By Royce Ryton
Directed by David Grindley
Venue: Theatre Royal, Brighton
Date: Tuesday 15th July 2008
This play covers the events leading up to Edward VIII’s abdication from the family’s point of view, and finishes with a final scene set after WW2, when the Duke of Windsor was hoping to come home. The scenes are all set in Queen Mary’s sitting room, so a great deal of the dialogue is reportage. There’s also a fair bit of clunky exposition for those not so familiar with this story, so I found it took some time to get going.
I wasn’t immediately taken with Patricia Routledge as Queen Mary. She didn’t have quite enough authority for me, more of the middle class housewife done up with a load of bling. However, she grew on me as the performance went on. The other actors suffered from the clunky dialogue, cut-glass accents and lack of animation, which suited the characters but was dreadfully dull to watch. There was one good scene when the king turns up for dinner to find one more sister present than he expected. The awkward silence spoke volumes about how the situation was affecting the family, as well as emphasising why David feels the need for Wallis’ company. They could be a stuffy lot, these Windsors.
The scenes in the second half were better as a lot of explanation had already been done and the characters could get on with it more. I found the third scene very moving, where Bertie steps up to take on the role of king, and my eyes were very wet at times. I also enjoyed the earlier scene, where Elizabeth gets to speak her mind about David’s selfishness and how he’s affecting the rest of the family. It’s entertaining, and David does stand up for himself too, but it did go on a bit too long for my liking.
The debates between the characters were occasionally interesting, as they gave an insight into a time when Hitler and Mussolini hadn’t convinced everyone that they were bad news. David came across as an innovator, determined to bring his country and his church into the twentieth century, and even to build up the armed forces to make the country stronger. The opposite perspective is well represented by the Queen Mother and her daughter Mary, who are staunchly in the ‘no change’ camp, and who won’t even meet, or ‘receive’, Wallis Simpson because she’s divorced.
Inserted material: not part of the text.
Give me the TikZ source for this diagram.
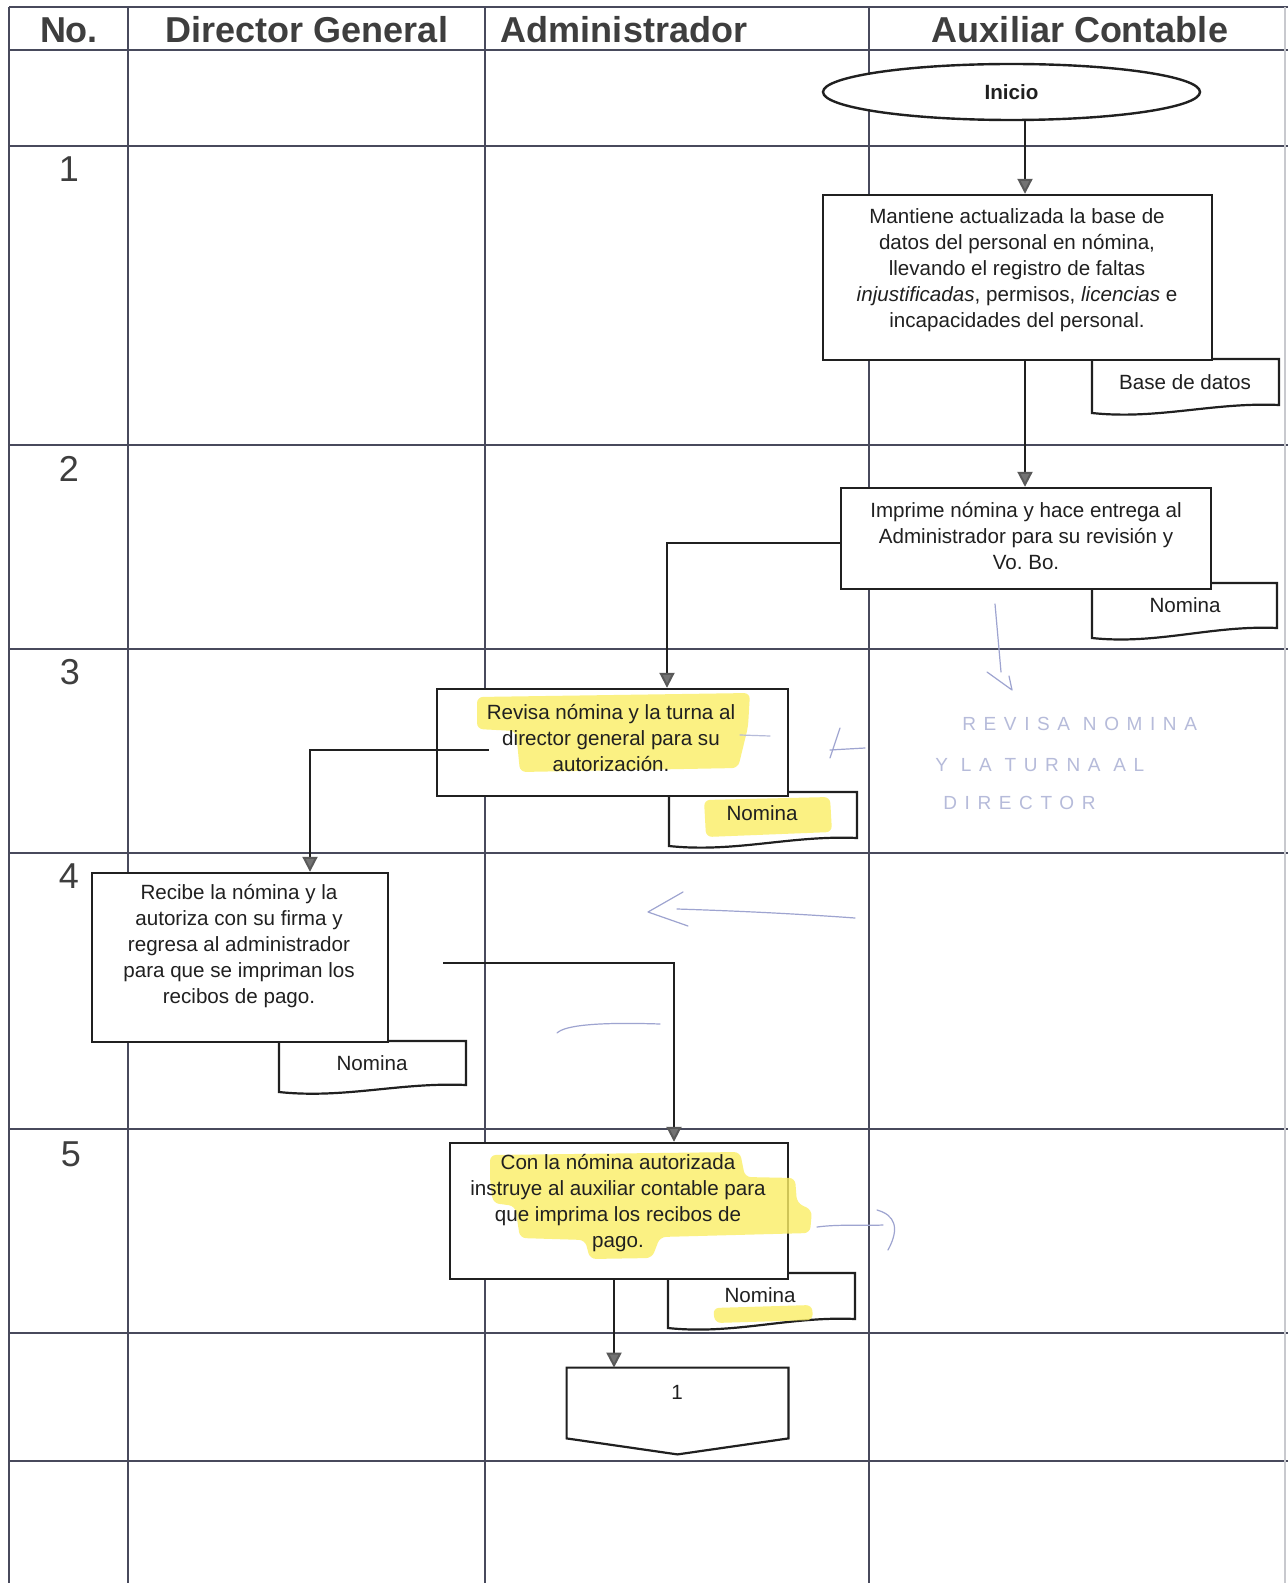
\documentclass[tikz,border=0pt]{standalone}
\usepackage{fontspec}
\setmainfont{Liberation Sans}
\newfontfamily\pencilfont[LetterSpace=40]{Liberation Sans}
\usetikzlibrary{shapes.geometric, arrows.meta, calc}
\frenchspacing

\definecolor{gridcol}{RGB}{72,74,92}
\definecolor{inkcol}{RGB}{32,32,32}
\definecolor{headcol}{RGB}{62,62,62}
\definecolor{hilite}{RGB}{250,238,100}
\definecolor{pencil}{RGB}{158,164,208}
\definecolor{pencilfaint}{RGB}{182,187,218}

\tikzset{
  gridline/.style={draw=gridcol, line width=0.75pt},
  headtxt/.style={font=\fontsize{18}{20}\selectfont\bfseries, text=headcol, anchor=base, inner sep=0},
  numtxt/.style={font=\fontsize{18}{20}\selectfont, text=headcol, anchor=base, inner sep=0},
  stepbox/.style={draw=inkcol, line width=1.2pt, fill=white, rectangle, inner sep=0},
  boxtxt/.style={font=\fontsize{10.3}{13}\selectfont, text=inkcol, align=center, inner sep=0},
  docline/.style={draw=inkcol, line width=1.1pt, fill=white, line join=miter},
  conn/.style={draw=inkcol, line width=1pt,
    -{Triangle[width=7.5pt,length=7.5pt,color=black!65,fill=black!55]}},
  hl/.style={fill=hilite, opacity=0.8, rounded corners=3pt},
  pen/.style={draw=pencil, line width=0.6pt, line cap=round, line join=round},
  pentxt/.style={font=\pencilfont\fontsize{9.5}{11}\selectfont, text=pencilfaint, anchor=base west, inner sep=0},
}

% document symbol: left x, top y, right x, bottom-left y, bottom-right y
\newcommand\docsym[5]{%
  \draw[docline] (#1,#2) -- (#3,#2) -- (#3,#5)
    .. controls ({#3-0.35*(#3-#1)},{#5-3}) and ({#1+0.35*(#3-#1)},{#4+7}) .. (#1,#4) -- cycle;}

\begin{document}
\begin{tikzpicture}[x=0.5pt, y=-0.5pt]
\useasboundingbox[fill=white] (0,0) rectangle (1288,1583);

% table grid
\foreach \yy in {7,50,146,445,649,853,1129,1333,1461}
  \draw[gridline] (9,\yy) -- (1288,\yy);
\foreach \xx in {9,128,485,869}
  \draw[gridline] (\xx,7) -- (\xx,1583);
\draw[gridline, draw=gridcol!30] (1285,7) -- (1285,1583);

% column headings
\node[headtxt] (hno) at (69,43) {No.};
\node[headtxt] (hdg) at (307,43) {Director General};
\node[headtxt] (had) at (624,43) {Administrador};
\node[headtxt] (hac) at (1080,43) {Auxiliar Contable};

% step numbers
\node[numtxt] (n1) at (69,182) {1};
\node[numtxt] (n2) at (69,481) {2};
\node[numtxt] (n3) at (70,684) {3};
\node[numtxt] (n4) at (69,888) {4};
\node[numtxt] (n5) at (71,1166) {5};

% documents attached to the steps
\docsym{1092}{359}{1279}{413}{405}
\docsym{1092}{583}{1277}{638}{628}
\docsym{669}{792}{857}{846}{838}
\docsym{279}{1041}{466}{1092}{1085}
\docsym{668}{1273}{855}{1328}{1319}

% start terminal
\node[ellipse, draw=inkcol, line width=1.2pt, fill=white, inner sep=0,
      minimum width=188.5pt, minimum height=28pt,
      font=\fontsize{10.3}{13}\selectfont\bfseries, text=inkcol] (ini) at (1011.5,92) {Inicio};

% process boxes
\node[stepbox, minimum width=194.5pt, minimum height=82.5pt] (b1) at (1017.5,277.5) {};
\node[stepbox, minimum width=185pt, minimum height=50.5pt] (b2) at (1026,538.5) {};
\node[stepbox, minimum width=175.5pt, minimum height=53.5pt] (b3) at (612.5,742.5) {};
\node[stepbox, minimum width=148pt, minimum height=84.5pt] (b4) at (240,957.5) {};
\node[stepbox, minimum width=169pt, minimum height=68pt] (b5) at (619,1211) {};

% off-page connector
\node[inner sep=0, minimum width=110.5pt, minimum height=35pt] (op) at (677.5,1403) {};
\draw[docline] (op.north west) -- (op.north east) -- (op.south east)
  -- ($(op.south)+(0,16)$) -- (op.south west) -- cycle;

% connectors
\coordinate (k0) at (1025,0);
\draw[conn] (k0 |- ini.south) -- (k0 |- b1.north);
\draw[conn] (k0 |- b1.south) -- (k0 |- b2.north);
\coordinate (k2) at (667,543);
\draw[conn] (b2.west |- k2) -- (k2) -- (k2 |- b3.north);
\coordinate (k3a) at ($(b3.west)+(53,7.5)$);
\coordinate (k3) at (310,750);
\draw[conn] (k3a) -- (k3) -- (k3 |- b4.north);
\coordinate (k4a) at (443,963);
\coordinate (k4) at (674,963);
\draw[conn] (k4a) -- (k4) -- (k4 |- b5.north);
\coordinate (k5) at (614,0);
\draw[conn] (k5 |- b5.south) -- (k5 |- op.north);

% highlighter marks
\fill[hl] (477,697) -- (750,693) -- (748,727) -- (738,768) -- (520,772) -- (516,731) -- (477,729) -- cycle;
\fill[hl] (704,800) -- (830,797) -- (832,832) -- (706,837) -- cycle;
\fill[hl] (490,1155) -- (740,1152) -- (745,1177) -- (795,1178) -- (797,1203) -- (812,1210)
  -- (810,1233) -- (660,1237) -- (652,1258) -- (590,1259) -- (585,1240) -- (520,1238)
  -- (515,1206) -- (493,1203) -- (490,1180) -- cycle;
\fill[hl] (713,1308) -- (812,1305) -- (813,1320) -- (715,1323) -- cycle;

% pencil annotations
\draw[pen] (995,604) -- (1001,672);
\draw[pen] (987,672) -- (1012,690) -- (1009,676);
\draw[pen] (840,728) -- (830,758);
\draw[pen] (830,750) -- (865,748);
\draw[pen, draw=pencilfaint] (740,735) -- (770,736);
\draw[pen] (677,909) .. controls (740,911) and (800,914) .. (855,918);
\draw[pen] (683,892) -- (648,912) -- (688,926);
\draw[pen] (557,1033) .. controls (565,1025) and (600,1022) .. (660,1024);
\draw[pen] (817,1227) .. controls (840,1224) and (860,1226) .. (883,1225);
\draw[pen] (877,1210) .. controls (895,1215) and (900,1228) .. (888,1250);
\node[pentxt] (hw1) at (962,730) {REVISA NOMINA};
\node[pentxt] (hw2) at (935,771) {Y LA TURNA AL};
\node[pentxt] (hw3) at (943,809) {DIRECTOR};

% box texts
\node[boxtxt] (t1) at (1017,270) {Mantiene actualizada la base de\\datos del personal en nómina,\\llevando el registro de faltas\\\textit{injustificadas}, permisos, \textit{licencias} e\\incapacidades del personal.};
\node[boxtxt] (t2) at (1026,536) {Imprime nómina y hace entrega al\\Administrador para su revisión y\\Vo. Bo.};
\node[boxtxt] (t3) at (611,738) {Revisa nómina y la turna al\\director general para su\\autorización.};
\node[boxtxt] (t4) at (239,946) {Recibe la nómina y la\\autoriza con su firma y\\regresa al administrador\\para que se impriman los\\recibos de pago.};
\node[boxtxt] (t5) at (618,1203) {Con la nómina autorizada\\instruye al auxiliar contable para\\que imprima los recibos de\\pago.};

% document labels
\node[boxtxt] (d1) at (1185,382) {Base de datos};
\node[boxtxt] (d2) at (1185,605) {Nomina};
\node[boxtxt] (d3) at (762,813) {Nomina};
\node[boxtxt] (d4) at (372,1063) {Nomina};
\node[boxtxt] (d5) at (760,1295) {Nomina};
\node[boxtxt] (opt) at (677,1392) {1};
\end{tikzpicture}
\end{document}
Admittedly, her first divorce looks like misfortune, while her second, underway as the characters speak, looks like carelessness. And opportunism. We may never know.
This play was much more charged when it was first produced, as some of the characters were still living. Now that none of them are alive and we’ve had so many documentaries about this issue, it seems a bit stale, not helped by the lack of action and frequently stilted dialogue. There are some good laughs, and the performances were as good as the text would allow them to be, but it may be wise to leave it in mothballs for a good many years to give it more historical interest. Still, it was a good production, and I enjoyed my evening.